I may be wrong here...I'm wrong a lot,
But that's what I remember.
CC

 

[ns5032]

Well I started with only 3 equations, but under "attempt at the solution" I did what you said and got a 4th equation. So now I have 4 equations with 4 variables which should work, but when I use matrices in my calculator, it won't solve it.

 

[Bobbadillio]

You have to allow one of the variables to be arbitrary, and then solve for the rest of them in terms of the arbitrary variable. This will give you a set of solutions, which are known as the "solution space"

 

[rock.freak667]

Well I started with only 3 equations, but under "attempt at the solution" I did what you said and got a 4th equation. So now I have 4 equations with 4 variables which should work, but when I use matrices in my calculator, it won't solve it.

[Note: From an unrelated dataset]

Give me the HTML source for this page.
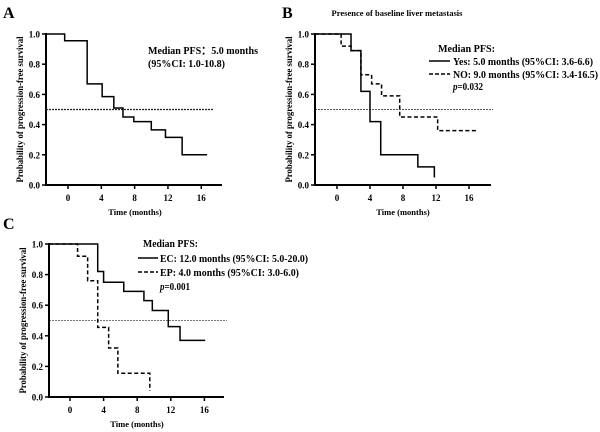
<!DOCTYPE html>
<html><head><meta charset="utf-8"><style>
html,body{margin:0;padding:0;background:#fff;width:600px;height:432px;overflow:hidden}
svg{display:block;font-family:"Liberation Serif",serif;font-weight:bold}
</style></head><body>
<svg id="fig" width="600" height="432" viewBox="0 0 600 432"></svg>
<script>
// Panel A data
const aTimes=[-0.4,2.3,4.1,5.5,6.6,7.9,10,11.7,13.7];
const aSurv=[0.955,0.67,0.585,0.51,0.45,0.42,0.365,0.315,0.2];
const aEnd=16.7;
// Panel B data
const bYesTimes=[1.7,2.9,4.0,5.3,9.8,11.8];
const bYesSurv=[0.89,0.62,0.42,0.2,0.12,0.05];
const bYesEnd=11.8;
const bNoTimes=[0.5,1.7,2.9,4.2,5.4,7.6,12.2];
const bNoSurv=[0.92,0.89,0.73,0.67,0.59,0.45,0.36];
const bNoEnd=17;
// Panel C data
const cEcTimes=[3.3,4.0,6.4,8.8,9.8,11.7,13.1];
const cEcSurv=[0.82,0.75,0.69,0.63,0.565,0.46,0.37];
const cEcEnd=16.1;
const cEpTimes=[0.9,2.1,3.3,4.6,5.7,9.5];
const cEpSurv=[0.92,0.76,0.455,0.32,0.155,0.04];
const cEpEnd=9.5;
const xTicks=[0,4,8,12,16];
const yTicks=[0,0.2,0.4,0.6,0.8,1.0];

const NS="http://www.w3.org/2000/svg";
const svg=document.getElementById('fig');
function el(tag,attrs,parent){const e=document.createElementNS(NS,tag);for(const k in attrs)e.setAttribute(k,attrs[k]);(parent||svg).appendChild(e);return e;}
function txt(s,attrs,parent){const e=el('text',attrs,parent);e.textContent=s;return e;}

function panel(cfg){
  const g=el('g',{});
  
  
  const X=t=>cfg.x0+t*cfg.px;
  const Y=v=>cfg.yb-(cfg.yb-cfg.yt)*v;
  const m=el('line',{x1:cfg.ax,x2:cfg.medEnd,y1:Y(0.5),y2:Y(0.5),stroke:cfg.medColor,'stroke-width':cfg.medW,'stroke-dasharray':'2,1'},g);
  
  
  const ya=el('line',{x1:cfg.ax,x2:cfg.ax,y1:cfg.yt-1,y2:cfg.yb,stroke:'#000','stroke-width':2},g);
  
  
  const xa=el('line',{x1:cfg.ax-1,x2:cfg.axEnd,y1:cfg.yb,y2:cfg.yb,stroke:'#000','stroke-width':2},g);
  
  
  yTicks.forEach(v=>{
    el('line',{x1:cfg.ax-4,x2:cfg.ax,y1:Y(v),y2:Y(v),stroke:'#000','stroke-width':1.5},g);
    const t=txt(v.toFixed(1),{x:cfg.ax-6,y:Y(v)+3.5,'text-anchor':'end','font-size':9},g);
    
    
  });
  xTicks.forEach(v=>{
    el('line',{x1:X(v),x2:X(v),y1:cfg.yb,y2:cfg.yb+4,stroke:'#000','stroke-width':1.5},g);
    const t=txt(String(v),{x:X(v),y:cfg.yb+16,'text-anchor':'middle','font-size':9},g);
    
    
  });
  const xt=txt('Time (months)',{x:cfg.xtX,y:cfg.yb+30,'text-anchor':'middle','font-size':8.5},g);
  
  
  const cy=(cfg.yt+cfg.yb)/2;
  const yt=txt('Probability of progression-free survival',{x:0,y:0,'text-anchor':'middle','font-size':9.5,textLength:146,lengthAdjust:'spacingAndGlyphs',transform:`translate(${cfg.ax-23},${cy}) rotate(-90)`},g);
  
  
  cfg.series.forEach(s=>{
    let d=`M${cfg.ax},${Y(1)}`;
    s.times.forEach((t,i)=>{d+=` H${X(t)} V${Y(s.surv[i])}`;});
    d+=` H${X(s.end)}`;
    const p=el('path',{d:d,fill:'none',stroke:'#000','stroke-width':1.5,'stroke-dasharray':s.dash?'4,2.5':'none'},g);
    
    
  });
}

panel({name:'panel-a',x0:68,px:8.33,ax:46,axEnd:222,yt:34,yb:185,medEnd:214,xtX:135,medColor:'#222',medW:1.3,
  series:[{name:'km-curve-all',times:aTimes,surv:aSurv,end:aEnd,dash:false}]});
panel({name:'panel-b',x0:337,px:8.25,ax:315,axEnd:491,yt:34,yb:185,medEnd:493,xtX:403,medColor:'#555',medW:1,
  series:[{name:'km-curve-yes',times:bYesTimes,surv:bYesSurv,end:bYesEnd,dash:false},
          {name:'km-curve-no',times:bNoTimes,surv:bNoSurv,end:bNoEnd,dash:true}]});
panel({name:'panel-c',x0:70,px:8.4,ax:49,axEnd:224,yt:244,yb:397,medEnd:227,xtX:137,medColor:'#777',medW:1,
  series:[{name:'km-curve-ec',times:cEcTimes,surv:cEcSurv,end:cEcEnd,dash:false},
          {name:'km-curve-ep',times:cEpTimes,surv:cEpSurv,end:cEpEnd,dash:true}]});
</script>
<svg width="600" height="432" style="position:absolute;left:0;top:0">
  <text x="3" y="18" font-size="16">A</text>
  <text x="282" y="18" font-size="16">B</text>
  <text x="3" y="229" font-size="16">C</text>
  <text x="148" y="54" font-size="11" textLength="110" lengthAdjust="spacingAndGlyphs">Median PFS：5.0 months</text>
  <text x="148" y="67" font-size="11" textLength="77" lengthAdjust="spacingAndGlyphs">(95%CI: 1.0-10.8)</text>
  <text x="397" y="16" font-size="8.5" text-anchor="middle" textLength="131" lengthAdjust="spacingAndGlyphs">Presence of baseline liver metastasis</text>
  <text x="438" y="52" font-size="11" textLength="57" lengthAdjust="spacingAndGlyphs">Median PFS:</text>
  <line x1="429" x2="450" y1="61" y2="61" stroke="#000" stroke-width="1.5"/>
  <text x="453" y="65" font-size="11" textLength="140" lengthAdjust="spacingAndGlyphs">Yes: 5.0 months (95%CI: 3.6-6.6)</text>
  <line x1="429" x2="450" y1="74" y2="74" stroke="#000" stroke-width="1.5" stroke-dasharray="4,2"/>
  <text x="453" y="78" font-size="11" textLength="145" lengthAdjust="spacingAndGlyphs">NO: 9.0 months (95%CI: 3.4-16.5)</text>
  <text x="453" y="90" font-size="11" textLength="30" lengthAdjust="spacingAndGlyphs"><tspan font-style="italic">p</tspan>=0.032</text>
  <text x="143" y="247" font-size="11" textLength="55" lengthAdjust="spacingAndGlyphs">Median PFS:</text>
  <line x1="138" x2="158" y1="258" y2="258" stroke="#000" stroke-width="1.5"/>
  <text x="160" y="262" font-size="11" textLength="148" lengthAdjust="spacingAndGlyphs">EC: 12.0 months (95%CI: 5.0-20.0)</text>
  <line x1="138" x2="158" y1="272" y2="272" stroke="#000" stroke-width="1.5" stroke-dasharray="4,2"/>
  <text x="160" y="276" font-size="11" textLength="139" lengthAdjust="spacingAndGlyphs">EP: 4.0 months (95%CI: 3.0-6.0)</text>
  <text x="160" y="290" font-size="11" textLength="30" lengthAdjust="spacingAndGlyphs"><tspan font-style="italic">p</tspan>=0.001</text>
</svg>
</body></html>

What you did to obtain that 4th equation was putting A1 and B1 from (3) into another equation. While that may appear to give you a fourth equation, if you actually try to solve it via row-reduction, you should see that you will get a row of zero's. Meaning that you will have an infinite number of solutions

but I cannot figure out how to (or if it is possible at all, seeing as how I could have done the rest of the problem wrong before it)

You could post the differential equation you tried to solve and then post your attempt at it and we can attempt to see if you went wrong somewhere in the process.